> **TASK GOAL**:
Up to and including the line with "1.975, 2.0, 2.02, 2.04, 2.058, 2.07, 2.078, 2.082, 2.085, 2.086]", reproduce the listing below exactly, beginning at its first line.

begin

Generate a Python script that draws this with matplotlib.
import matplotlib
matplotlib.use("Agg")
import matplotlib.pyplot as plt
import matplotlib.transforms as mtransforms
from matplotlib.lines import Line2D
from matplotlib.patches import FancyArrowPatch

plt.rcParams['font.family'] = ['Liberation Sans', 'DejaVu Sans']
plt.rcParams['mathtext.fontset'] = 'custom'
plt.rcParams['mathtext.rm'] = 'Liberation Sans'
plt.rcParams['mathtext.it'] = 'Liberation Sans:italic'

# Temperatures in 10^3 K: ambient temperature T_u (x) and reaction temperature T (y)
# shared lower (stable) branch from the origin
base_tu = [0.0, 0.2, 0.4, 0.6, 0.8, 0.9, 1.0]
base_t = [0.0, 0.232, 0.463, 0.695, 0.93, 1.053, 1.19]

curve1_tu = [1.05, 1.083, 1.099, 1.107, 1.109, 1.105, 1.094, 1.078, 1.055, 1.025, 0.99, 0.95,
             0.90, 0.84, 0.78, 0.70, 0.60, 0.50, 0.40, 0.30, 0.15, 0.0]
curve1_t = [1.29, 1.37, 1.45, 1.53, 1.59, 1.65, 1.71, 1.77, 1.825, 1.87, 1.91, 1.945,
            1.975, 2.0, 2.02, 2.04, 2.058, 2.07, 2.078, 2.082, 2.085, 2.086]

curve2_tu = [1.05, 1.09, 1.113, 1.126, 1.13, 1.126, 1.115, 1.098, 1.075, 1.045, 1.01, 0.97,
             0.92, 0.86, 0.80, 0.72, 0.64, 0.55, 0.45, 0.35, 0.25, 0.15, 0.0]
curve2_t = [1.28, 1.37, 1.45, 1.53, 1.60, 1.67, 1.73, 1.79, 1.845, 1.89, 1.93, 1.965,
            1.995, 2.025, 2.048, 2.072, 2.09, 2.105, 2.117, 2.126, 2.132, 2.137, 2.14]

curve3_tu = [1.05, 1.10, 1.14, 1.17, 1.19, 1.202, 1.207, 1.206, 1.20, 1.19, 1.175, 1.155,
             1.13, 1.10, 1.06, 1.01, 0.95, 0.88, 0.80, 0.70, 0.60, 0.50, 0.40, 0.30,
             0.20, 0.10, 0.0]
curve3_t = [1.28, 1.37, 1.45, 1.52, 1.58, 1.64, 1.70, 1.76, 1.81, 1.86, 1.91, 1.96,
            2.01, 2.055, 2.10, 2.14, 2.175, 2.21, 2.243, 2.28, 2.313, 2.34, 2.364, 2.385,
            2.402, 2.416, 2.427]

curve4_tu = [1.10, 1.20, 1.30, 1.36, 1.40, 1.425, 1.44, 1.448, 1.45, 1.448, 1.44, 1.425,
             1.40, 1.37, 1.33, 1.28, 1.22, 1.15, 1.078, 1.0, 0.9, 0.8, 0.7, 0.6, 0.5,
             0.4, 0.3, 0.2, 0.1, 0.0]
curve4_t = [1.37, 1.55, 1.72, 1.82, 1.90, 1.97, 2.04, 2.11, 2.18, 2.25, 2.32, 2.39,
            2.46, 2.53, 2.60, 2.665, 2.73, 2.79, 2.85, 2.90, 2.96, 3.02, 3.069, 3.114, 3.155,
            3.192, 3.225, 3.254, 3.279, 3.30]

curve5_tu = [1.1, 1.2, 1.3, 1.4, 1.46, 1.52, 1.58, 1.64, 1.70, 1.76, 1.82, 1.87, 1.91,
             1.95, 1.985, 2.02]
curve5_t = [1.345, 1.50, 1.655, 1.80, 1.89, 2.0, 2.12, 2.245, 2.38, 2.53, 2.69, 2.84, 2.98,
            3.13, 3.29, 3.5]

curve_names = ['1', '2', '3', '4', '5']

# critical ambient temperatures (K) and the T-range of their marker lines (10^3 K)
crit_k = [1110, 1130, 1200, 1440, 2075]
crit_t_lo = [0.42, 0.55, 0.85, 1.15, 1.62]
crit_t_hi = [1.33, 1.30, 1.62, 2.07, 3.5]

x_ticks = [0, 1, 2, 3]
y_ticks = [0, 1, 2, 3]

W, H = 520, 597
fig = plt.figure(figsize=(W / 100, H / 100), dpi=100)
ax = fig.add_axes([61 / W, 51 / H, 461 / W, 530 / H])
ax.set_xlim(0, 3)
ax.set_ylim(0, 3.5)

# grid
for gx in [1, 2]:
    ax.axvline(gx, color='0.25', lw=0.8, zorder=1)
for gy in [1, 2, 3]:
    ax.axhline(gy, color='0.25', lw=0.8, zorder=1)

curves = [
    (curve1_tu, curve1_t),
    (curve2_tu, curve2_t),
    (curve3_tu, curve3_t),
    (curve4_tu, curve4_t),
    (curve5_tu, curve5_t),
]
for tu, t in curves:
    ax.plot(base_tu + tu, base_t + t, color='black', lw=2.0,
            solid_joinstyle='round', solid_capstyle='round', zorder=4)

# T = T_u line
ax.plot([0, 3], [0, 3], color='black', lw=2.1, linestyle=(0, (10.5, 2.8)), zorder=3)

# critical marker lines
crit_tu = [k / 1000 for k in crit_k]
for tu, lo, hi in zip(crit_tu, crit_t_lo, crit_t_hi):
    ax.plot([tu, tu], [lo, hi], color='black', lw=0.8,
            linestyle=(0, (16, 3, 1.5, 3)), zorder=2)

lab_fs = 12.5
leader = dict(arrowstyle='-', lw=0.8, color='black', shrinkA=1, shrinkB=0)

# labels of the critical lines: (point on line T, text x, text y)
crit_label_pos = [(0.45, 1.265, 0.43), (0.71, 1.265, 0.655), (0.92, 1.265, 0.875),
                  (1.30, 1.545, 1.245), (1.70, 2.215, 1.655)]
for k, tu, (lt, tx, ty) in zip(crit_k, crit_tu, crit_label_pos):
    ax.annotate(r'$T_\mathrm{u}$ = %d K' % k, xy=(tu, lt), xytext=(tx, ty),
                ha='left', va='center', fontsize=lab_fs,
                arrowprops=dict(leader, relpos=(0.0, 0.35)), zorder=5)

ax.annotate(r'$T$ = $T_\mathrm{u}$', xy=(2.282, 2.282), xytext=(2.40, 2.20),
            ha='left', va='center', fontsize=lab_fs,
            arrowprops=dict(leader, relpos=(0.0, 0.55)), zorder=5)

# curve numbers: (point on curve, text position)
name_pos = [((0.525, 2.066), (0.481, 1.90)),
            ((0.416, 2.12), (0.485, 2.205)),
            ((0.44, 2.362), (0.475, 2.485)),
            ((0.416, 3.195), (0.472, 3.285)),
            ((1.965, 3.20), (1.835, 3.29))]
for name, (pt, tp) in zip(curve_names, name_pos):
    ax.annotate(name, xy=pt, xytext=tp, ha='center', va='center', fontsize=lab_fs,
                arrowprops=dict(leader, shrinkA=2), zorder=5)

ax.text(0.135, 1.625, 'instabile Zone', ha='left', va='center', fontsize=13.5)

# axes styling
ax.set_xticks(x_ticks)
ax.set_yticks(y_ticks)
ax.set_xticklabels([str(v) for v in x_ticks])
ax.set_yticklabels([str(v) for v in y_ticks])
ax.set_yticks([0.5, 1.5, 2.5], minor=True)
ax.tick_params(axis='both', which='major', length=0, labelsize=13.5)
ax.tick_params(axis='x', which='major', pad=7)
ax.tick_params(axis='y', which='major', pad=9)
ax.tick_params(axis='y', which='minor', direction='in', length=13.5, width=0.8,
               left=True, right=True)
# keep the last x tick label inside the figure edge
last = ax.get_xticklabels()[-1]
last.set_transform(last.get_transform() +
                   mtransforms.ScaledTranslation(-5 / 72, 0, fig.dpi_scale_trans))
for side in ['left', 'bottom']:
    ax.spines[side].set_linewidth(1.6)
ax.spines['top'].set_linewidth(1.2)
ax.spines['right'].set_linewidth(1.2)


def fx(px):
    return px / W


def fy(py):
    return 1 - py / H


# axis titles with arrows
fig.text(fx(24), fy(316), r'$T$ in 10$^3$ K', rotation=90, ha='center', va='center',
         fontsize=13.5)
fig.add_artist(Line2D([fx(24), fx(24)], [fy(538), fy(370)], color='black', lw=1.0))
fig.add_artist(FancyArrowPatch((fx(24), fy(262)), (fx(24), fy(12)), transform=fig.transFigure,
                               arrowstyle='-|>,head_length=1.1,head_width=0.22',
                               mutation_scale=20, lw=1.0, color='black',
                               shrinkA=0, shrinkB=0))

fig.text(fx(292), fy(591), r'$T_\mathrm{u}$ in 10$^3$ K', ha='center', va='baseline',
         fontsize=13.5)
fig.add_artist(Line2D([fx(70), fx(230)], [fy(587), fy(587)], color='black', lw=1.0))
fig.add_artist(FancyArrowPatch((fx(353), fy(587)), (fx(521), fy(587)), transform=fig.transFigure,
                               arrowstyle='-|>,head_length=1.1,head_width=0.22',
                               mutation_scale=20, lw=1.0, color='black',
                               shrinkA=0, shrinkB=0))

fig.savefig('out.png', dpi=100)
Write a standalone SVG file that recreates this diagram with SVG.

end

> **RESULT OF THE TASK**:
Generate a Python script that draws this with matplotlib.
import matplotlib
matplotlib.use("Agg")
import matplotlib.pyplot as plt
import matplotlib.transforms as mtransforms
from matplotlib.lines import Line2D
from matplotlib.patches import FancyArrowPatch

plt.rcParams['font.family'] = ['Liberation Sans', 'DejaVu Sans']
plt.rcParams['mathtext.fontset'] = 'custom'
plt.rcParams['mathtext.rm'] = 'Liberation Sans'
plt.rcParams['mathtext.it'] = 'Liberation Sans:italic'

# Temperatures in 10^3 K: ambient temperature T_u (x) and reaction temperature T (y)
# shared lower (stable) branch from the origin
base_tu = [0.0, 0.2, 0.4, 0.6, 0.8, 0.9, 1.0]
base_t = [0.0, 0.232, 0.463, 0.695, 0.93, 1.053, 1.19]

curve1_tu = [1.05, 1.083, 1.099, 1.107, 1.109, 1.105, 1.094, 1.078, 1.055, 1.025, 0.99, 0.95,
             0.90, 0.84, 0.78, 0.70, 0.60, 0.50, 0.40, 0.30, 0.15, 0.0]
curve1_t = [1.29, 1.37, 1.45, 1.53, 1.59, 1.65, 1.71, 1.77, 1.825, 1.87, 1.91, 1.945,
            1.975, 2.0, 2.02, 2.04, 2.058, 2.07, 2.078, 2.082, 2.085, 2.086]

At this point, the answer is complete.